[begin Data to process]
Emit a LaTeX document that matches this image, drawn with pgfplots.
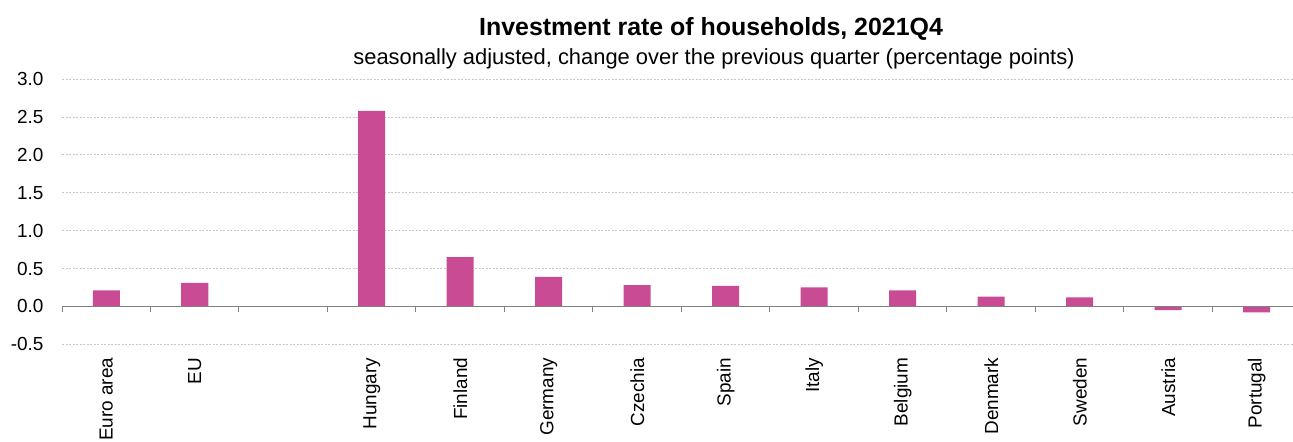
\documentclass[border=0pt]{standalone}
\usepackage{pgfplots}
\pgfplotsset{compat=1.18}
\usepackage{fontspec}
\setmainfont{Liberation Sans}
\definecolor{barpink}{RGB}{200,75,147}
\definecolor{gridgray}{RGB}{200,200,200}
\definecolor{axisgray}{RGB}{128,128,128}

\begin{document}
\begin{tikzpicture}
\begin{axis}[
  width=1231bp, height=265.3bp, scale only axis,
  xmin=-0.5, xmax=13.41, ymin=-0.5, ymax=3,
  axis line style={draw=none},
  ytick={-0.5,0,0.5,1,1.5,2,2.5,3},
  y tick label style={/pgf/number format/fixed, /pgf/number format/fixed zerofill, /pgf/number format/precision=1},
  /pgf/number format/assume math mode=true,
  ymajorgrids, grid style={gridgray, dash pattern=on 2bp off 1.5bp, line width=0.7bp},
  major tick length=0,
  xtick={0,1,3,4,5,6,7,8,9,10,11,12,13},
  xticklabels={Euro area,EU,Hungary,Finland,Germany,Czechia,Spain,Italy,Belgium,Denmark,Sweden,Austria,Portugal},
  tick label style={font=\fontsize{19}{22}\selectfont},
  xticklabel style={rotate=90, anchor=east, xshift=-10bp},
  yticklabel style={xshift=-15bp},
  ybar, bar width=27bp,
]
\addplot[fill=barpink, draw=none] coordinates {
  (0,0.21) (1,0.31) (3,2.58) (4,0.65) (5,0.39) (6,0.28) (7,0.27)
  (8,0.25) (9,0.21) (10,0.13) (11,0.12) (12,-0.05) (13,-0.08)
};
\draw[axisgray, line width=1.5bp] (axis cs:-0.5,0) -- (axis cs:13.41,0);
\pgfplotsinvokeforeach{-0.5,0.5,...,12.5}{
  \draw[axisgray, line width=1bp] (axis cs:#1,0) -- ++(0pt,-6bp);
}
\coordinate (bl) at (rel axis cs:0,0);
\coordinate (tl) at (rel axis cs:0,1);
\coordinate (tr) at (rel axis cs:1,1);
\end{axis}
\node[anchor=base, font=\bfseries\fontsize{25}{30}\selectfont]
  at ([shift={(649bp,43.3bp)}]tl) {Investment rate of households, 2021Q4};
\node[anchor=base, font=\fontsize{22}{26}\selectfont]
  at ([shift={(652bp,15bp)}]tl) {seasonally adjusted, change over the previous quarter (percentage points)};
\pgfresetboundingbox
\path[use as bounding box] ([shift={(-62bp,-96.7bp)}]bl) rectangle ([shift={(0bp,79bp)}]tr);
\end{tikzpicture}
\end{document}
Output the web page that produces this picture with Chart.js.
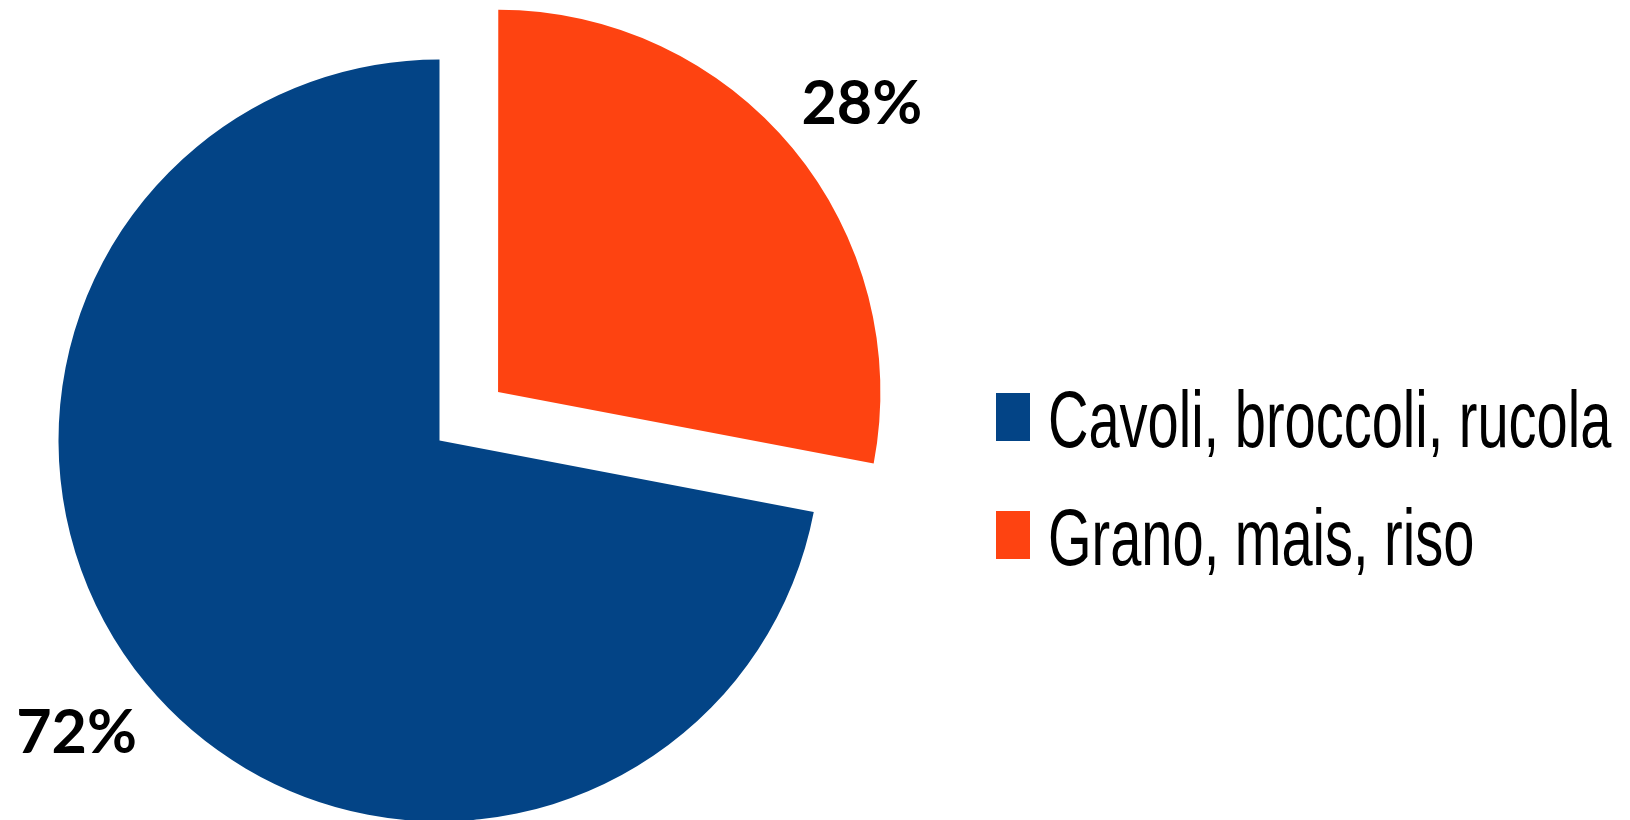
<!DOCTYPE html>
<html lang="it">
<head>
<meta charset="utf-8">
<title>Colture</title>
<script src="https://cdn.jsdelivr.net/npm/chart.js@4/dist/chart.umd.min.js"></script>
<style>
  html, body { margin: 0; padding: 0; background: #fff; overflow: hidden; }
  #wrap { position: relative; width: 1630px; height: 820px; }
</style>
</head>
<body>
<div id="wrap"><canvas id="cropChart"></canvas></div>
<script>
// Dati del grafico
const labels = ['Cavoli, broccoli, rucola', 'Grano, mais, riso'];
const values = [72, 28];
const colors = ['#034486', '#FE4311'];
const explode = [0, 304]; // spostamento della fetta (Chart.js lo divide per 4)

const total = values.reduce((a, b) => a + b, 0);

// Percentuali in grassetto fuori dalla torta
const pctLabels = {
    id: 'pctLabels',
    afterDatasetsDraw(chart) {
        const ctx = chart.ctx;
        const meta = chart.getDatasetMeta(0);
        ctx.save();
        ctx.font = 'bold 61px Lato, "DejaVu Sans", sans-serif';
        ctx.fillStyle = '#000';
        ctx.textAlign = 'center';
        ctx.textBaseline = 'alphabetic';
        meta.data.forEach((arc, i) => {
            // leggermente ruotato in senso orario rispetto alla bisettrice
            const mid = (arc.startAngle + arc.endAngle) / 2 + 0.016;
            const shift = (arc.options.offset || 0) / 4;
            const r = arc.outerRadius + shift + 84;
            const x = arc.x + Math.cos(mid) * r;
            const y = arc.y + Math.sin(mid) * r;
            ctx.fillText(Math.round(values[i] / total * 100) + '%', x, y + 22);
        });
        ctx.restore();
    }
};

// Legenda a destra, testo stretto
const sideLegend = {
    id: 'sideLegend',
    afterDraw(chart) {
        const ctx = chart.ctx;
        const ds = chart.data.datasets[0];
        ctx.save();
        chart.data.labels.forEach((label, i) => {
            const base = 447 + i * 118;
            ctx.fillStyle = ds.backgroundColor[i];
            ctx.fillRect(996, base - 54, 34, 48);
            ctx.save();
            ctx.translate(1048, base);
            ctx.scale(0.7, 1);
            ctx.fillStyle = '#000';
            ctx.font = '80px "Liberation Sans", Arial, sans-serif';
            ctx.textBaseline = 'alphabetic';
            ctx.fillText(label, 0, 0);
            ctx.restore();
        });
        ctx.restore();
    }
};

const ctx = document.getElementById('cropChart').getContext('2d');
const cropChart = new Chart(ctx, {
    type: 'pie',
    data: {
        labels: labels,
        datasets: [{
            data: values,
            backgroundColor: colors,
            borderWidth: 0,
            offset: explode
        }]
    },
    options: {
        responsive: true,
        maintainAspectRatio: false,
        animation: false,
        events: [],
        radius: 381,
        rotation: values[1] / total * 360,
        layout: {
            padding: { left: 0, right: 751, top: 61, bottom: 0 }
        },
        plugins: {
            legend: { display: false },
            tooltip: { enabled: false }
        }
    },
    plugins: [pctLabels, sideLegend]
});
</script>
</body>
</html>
[end Data to process]
◆ The exercise
What you return should match the records above word for word, minus the pictures.

◆ Solution to this exercise
Emit a LaTeX document that matches this image, drawn with pgfplots.
\documentclass[border=0pt]{standalone}
\usepackage{pgfplots}
\pgfplotsset{compat=1.18}
\usepackage{fontspec}
\setmainfont{Liberation Sans}
\definecolor{barpink}{RGB}{200,75,147}
\definecolor{gridgray}{RGB}{200,200,200}
\definecolor{axisgray}{RGB}{128,128,128}

\begin{document}
\begin{tikzpicture}
\begin{axis}[
  width=1231bp, height=265.3bp, scale only axis,
  xmin=-0.5, xmax=13.41, ymin=-0.5, ymax=3,
  axis line style={draw=none},
  ytick={-0.5,0,0.5,1,1.5,2,2.5,3},
  y tick label style={/pgf/number format/fixed, /pgf/number format/fixed zerofill, /pgf/number format/precision=1},
  /pgf/number format/assume math mode=true,
  ymajorgrids, grid style={gridgray, dash pattern=on 2bp off 1.5bp, line width=0.7bp},
  major tick length=0,
  xtick={0,1,3,4,5,6,7,8,9,10,11,12,13},
  xticklabels={Euro area,EU,Hungary,Finland,Germany,Czechia,Spain,Italy,Belgium,Denmark,Sweden,Austria,Portugal},
  tick label style={font=\fontsize{19}{22}\selectfont},
  xticklabel style={rotate=90, anchor=east, xshift=-10bp},
  yticklabel style={xshift=-15bp},
  ybar, bar width=27bp,
]
\addplot[fill=barpink, draw=none] coordinates {
  (0,0.21) (1,0.31) (3,2.58) (4,0.65) (5,0.39) (6,0.28) (7,0.27)
  (8,0.25) (9,0.21) (10,0.13) (11,0.12) (12,-0.05) (13,-0.08)
};
\draw[axisgray, line width=1.5bp] (axis cs:-0.5,0) -- (axis cs:13.41,0);
\pgfplotsinvokeforeach{-0.5,0.5,...,12.5}{
  \draw[axisgray, line width=1bp] (axis cs:#1,0) -- ++(0pt,-6bp);
}
\coordinate (bl) at (rel axis cs:0,0);
\coordinate (tl) at (rel axis cs:0,1);
\coordinate (tr) at (rel axis cs:1,1);
\end{axis}
\node[anchor=base, font=\bfseries\fontsize{25}{30}\selectfont]
  at ([shift={(649bp,43.3bp)}]tl) {Investment rate of households, 2021Q4};
\node[anchor=base, font=\fontsize{22}{26}\selectfont]
  at ([shift={(652bp,15bp)}]tl) {seasonally adjusted, change over the previous quarter (percentage points)};
\pgfresetboundingbox
\path[use as bounding box] ([shift={(-62bp,-96.7bp)}]bl) rectangle ([shift={(0bp,79bp)}]tr);
\end{tikzpicture}
\end{document}
Output the web page that produces this picture with Chart.js.
<!DOCTYPE html>
<html lang="it">
<head>
<meta charset="utf-8">
<title>Colture</title>
<script src="https://cdn.jsdelivr.net/npm/chart.js@4/dist/chart.umd.min.js"></script>
<style>
  html, body { margin: 0; padding: 0; background: #fff; overflow: hidden; }
  #wrap { position: relative; width: 1630px; height: 820px; }
</style>
</head>
<body>
<div id="wrap"><canvas id="cropChart"></canvas></div>
<script>
// Dati del grafico
const labels = ['Cavoli, broccoli, rucola', 'Grano, mais, riso'];
const values = [72, 28];
const colors = ['#034486', '#FE4311'];
const explode = [0, 304]; // spostamento della fetta (Chart.js lo divide per 4)

const total = values.reduce((a, b) => a + b, 0);

// Percentuali in grassetto fuori dalla torta
const pctLabels = {
    id: 'pctLabels',
    afterDatasetsDraw(chart) {
        const ctx = chart.ctx;
        const meta = chart.getDatasetMeta(0);
        ctx.save();
        ctx.font = 'bold 61px Lato, "DejaVu Sans", sans-serif';
        ctx.fillStyle = '#000';
        ctx.textAlign = 'center';
        ctx.textBaseline = 'alphabetic';
        meta.data.forEach((arc, i) => {
            // leggermente ruotato in senso orario rispetto alla bisettrice
            const mid = (arc.startAngle + arc.endAngle) / 2 + 0.016;
            const shift = (arc.options.offset || 0) / 4;
            const r = arc.outerRadius + shift + 84;
            const x = arc.x + Math.cos(mid) * r;
            const y = arc.y + Math.sin(mid) * r;
            ctx.fillText(Math.round(values[i] / total * 100) + '%', x, y + 22);
        });
        ctx.restore();
    }
};

// Legenda a destra, testo stretto
const sideLegend = {
    id: 'sideLegend',
    afterDraw(chart) {
        const ctx = chart.ctx;
        const ds = chart.data.datasets[0];
        ctx.save();
        chart.data.labels.forEach((label, i) => {
            const base = 447 + i * 118;
            ctx.fillStyle = ds.backgroundColor[i];
            ctx.fillRect(996, base - 54, 34, 48);
            ctx.save();
            ctx.translate(1048, base);
            ctx.scale(0.7, 1);
            ctx.fillStyle = '#000';
            ctx.font = '80px "Liberation Sans", Arial, sans-serif';
            ctx.textBaseline = 'alphabetic';
            ctx.fillText(label, 0, 0);
            ctx.restore();
        });
        ctx.restore();
    }
};

const ctx = document.getElementById('cropChart').getContext('2d');
const cropChart = new Chart(ctx, {
    type: 'pie',
    data: {
        labels: labels,
        datasets: [{
            data: values,
            backgroundColor: colors,
            borderWidth: 0,
            offset: explode
        }]
    },
    options: {
        responsive: true,
        maintainAspectRatio: false,
        animation: false,
        events: [],
        radius: 381,
        rotation: values[1] / total * 360,
        layout: {
            padding: { left: 0, right: 751, top: 61, bottom: 0 }
        },
        plugins: {
            legend: { display: false },
            tooltip: { enabled: false }
        }
    },
    plugins: [pctLabels, sideLegend]
});
</script>
</body>
</html>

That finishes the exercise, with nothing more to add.